• **Work to complete**
Quote word for word the lines below, beginning with the first and ending with the one that has "rectangle (1360, 810);". Drop the pictures.

------------------------

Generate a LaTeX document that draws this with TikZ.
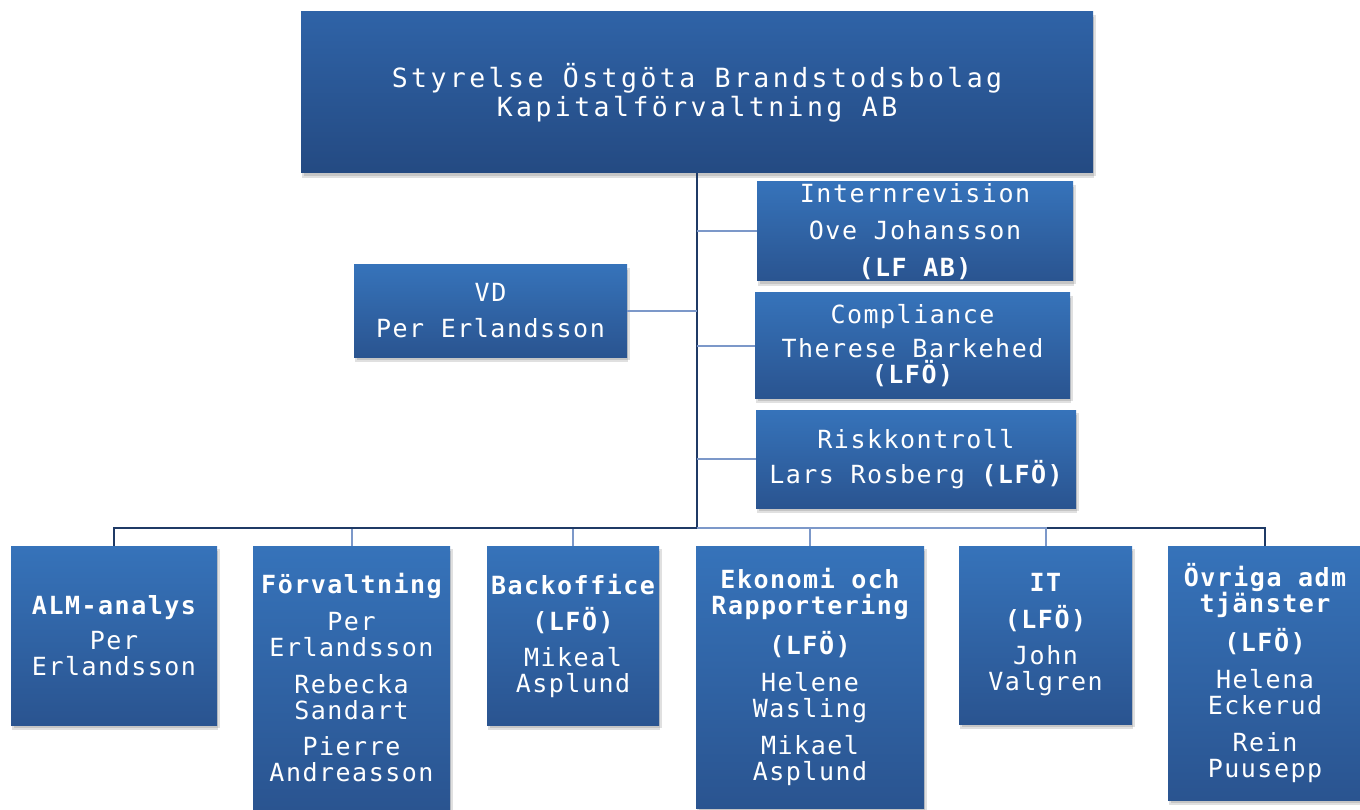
\documentclass[tikz,border=0pt]{standalone}
\usepackage{fontspec}
\usetikzlibrary{shadows}
\newfontfamily\orgfont[LetterSpace=6]{DejaVu Sans Mono}
\newfontfamily\headfont[LetterSpace=13]{DejaVu Sans Mono}
\definecolor{boxtop}{HTML}{3673BA}
\definecolor{boxbot}{HTML}{2A5490}
\definecolor{headtop}{HTML}{2F63A7}
\definecolor{headbot}{HTML}{244A82}
\definecolor{linedark}{HTML}{1F3A66}
\definecolor{linelite}{HTML}{7C98C9}
\tikzset{
	orgbox/.style={rectangle, inner sep=0pt, top color=boxtop, bottom color=boxbot, text=white, align=center,
		font=\orgfont\fontsize{25}{26}\selectfont,
		drop shadow={shadow xshift=1pt, shadow yshift=-5pt, opacity=0.12, fill=black},
		drop shadow={shadow xshift=3pt, shadow yshift=-3pt, opacity=0.12, fill=black}},
	headbox/.style={orgbox, top color=headtop, bottom color=headbot, font=\headfont\fontsize{26.5}{29}\selectfont},
	darkline/.style={draw=linedark, line width=2pt},
	liteline/.style={draw=linelite, line width=2pt}
}

\begin{document}
\begin{tikzpicture}[x=1pt, y=-1pt]
			%%%%% START %%%%%
			
			\useasboundingbox (0, 0) rectangle (1360, 810);
			
			\node[headbox, minimum width=792, minimum height=161] (styrelse) at (697, 92.5)
				{Styrelse Östgöta Brandstodsbolag\\Kapitalförvaltning AB};
			
			\node[orgbox, minimum width=316, minimum height=99] (intern) at (915, 231.5)
				{Internrevision\\[11pt]Ove Johansson\\[11pt]\bfseries (LF AB)};
			\node[orgbox, minimum width=273, minimum height=92] (vd) at (490.5, 311)
				{VD\\[10pt]Per Erlandsson};
			\node[orgbox, minimum width=315, minimum height=105] (compliance) at (912.5, 345.5)
				{Compliance\\[8pt]Therese Barkehed\\\bfseries (LFÖ)};
			\node[orgbox, minimum width=320, minimum height=98] (risk) at (916, 459)
				{Riskkontroll\\[9pt]Lars Rosberg {\bfseries (LFÖ)}};
			
			\node[orgbox, minimum width=206, minimum height=179] (alm) at (114, 635.5)
				{\bfseries ALM-analys\\[9pt]Per\\Erlandsson};
			\node[orgbox, minimum width=197, minimum height=264] (forvaltning) at (351.5, 678)
				{\bfseries Förvaltning\\[11pt]Per\\Erlandsson\\[11pt]Rebecka\\Sandart\\[10pt]Pierre\\Andreasson};
			\node[orgbox, minimum width=172, minimum height=179] (backoffice) at (573, 635.5)
				{\bfseries Backoffice\\[10pt]\bfseries (LFÖ)\\[10pt]Mikeal\\Asplund};
			\node[orgbox, minimum width=228, minimum height=262] (ekonomi) at (810, 677)
				{\bfseries Ekonomi och\\\bfseries Rapportering\\[11pt]\bfseries (LFÖ)\\[11pt]Helene\\Wasling\\[11pt]Mikael\\Asplund};
			\node[orgbox, minimum width=173, minimum height=178] (it) at (1045.5, 635)
				{\bfseries IT\\[11pt]\bfseries (LFÖ)\\[10pt]John\\Valgren};
			\node[orgbox, minimum width=194, minimum height=254] (ovriga) at (1265, 673)
				{\bfseries Övriga adm\\\bfseries tjänster\\[10pt]\bfseries (LFÖ)\\[11pt]Helena\\Eckerud\\[11pt]Rein\\Puusepp};
			
			\coordinate (bus) at (697, 528);
			
			\draw[liteline] (bus) -| (forvaltning.north);
			\draw[liteline] (bus) -| (backoffice.north);
			\draw[darkline] (bus) -| (ovriga.north);
			\draw[darkline] (styrelse.south) -- (bus) -| (alm.north);
			\draw[liteline] (bus) -| (ekonomi.north);
			\draw[liteline] (bus) -| (it.north);
			
			\draw[liteline] (intern.west) -- (intern.west -| styrelse.south);
			\draw[liteline] (vd.east) -- (vd.east -| styrelse.south);
			\draw[liteline] (compliance.west) -- (compliance.west -| styrelse.south);
			\draw[liteline] (risk.west) -- (risk.west -| styrelse.south);
			
			%%%%% END %%%%%
\end{tikzpicture}
\end{document}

------------------------

• **The response**
Generate a LaTeX document that draws this with TikZ.
\documentclass[tikz,border=0pt]{standalone}
\usepackage{fontspec}
\usetikzlibrary{shadows}
\newfontfamily\orgfont[LetterSpace=6]{DejaVu Sans Mono}
\newfontfamily\headfont[LetterSpace=13]{DejaVu Sans Mono}
\definecolor{boxtop}{HTML}{3673BA}
\definecolor{boxbot}{HTML}{2A5490}
\definecolor{headtop}{HTML}{2F63A7}
\definecolor{headbot}{HTML}{244A82}
\definecolor{linedark}{HTML}{1F3A66}
\definecolor{linelite}{HTML}{7C98C9}
\tikzset{
	orgbox/.style={rectangle, inner sep=0pt, top color=boxtop, bottom color=boxbot, text=white, align=center,
		font=\orgfont\fontsize{25}{26}\selectfont,
		drop shadow={shadow xshift=1pt, shadow yshift=-5pt, opacity=0.12, fill=black},
		drop shadow={shadow xshift=3pt, shadow yshift=-3pt, opacity=0.12, fill=black}},
	headbox/.style={orgbox, top color=headtop, bottom color=headbot, font=\headfont\fontsize{26.5}{29}\selectfont},
	darkline/.style={draw=linedark, line width=2pt},
	liteline/.style={draw=linelite, line width=2pt}
}

\begin{document}
\begin{tikzpicture}[x=1pt, y=-1pt]
			%%%%% START %%%%%
			
			\useasboundingbox (0, 0) rectangle (1360, 810);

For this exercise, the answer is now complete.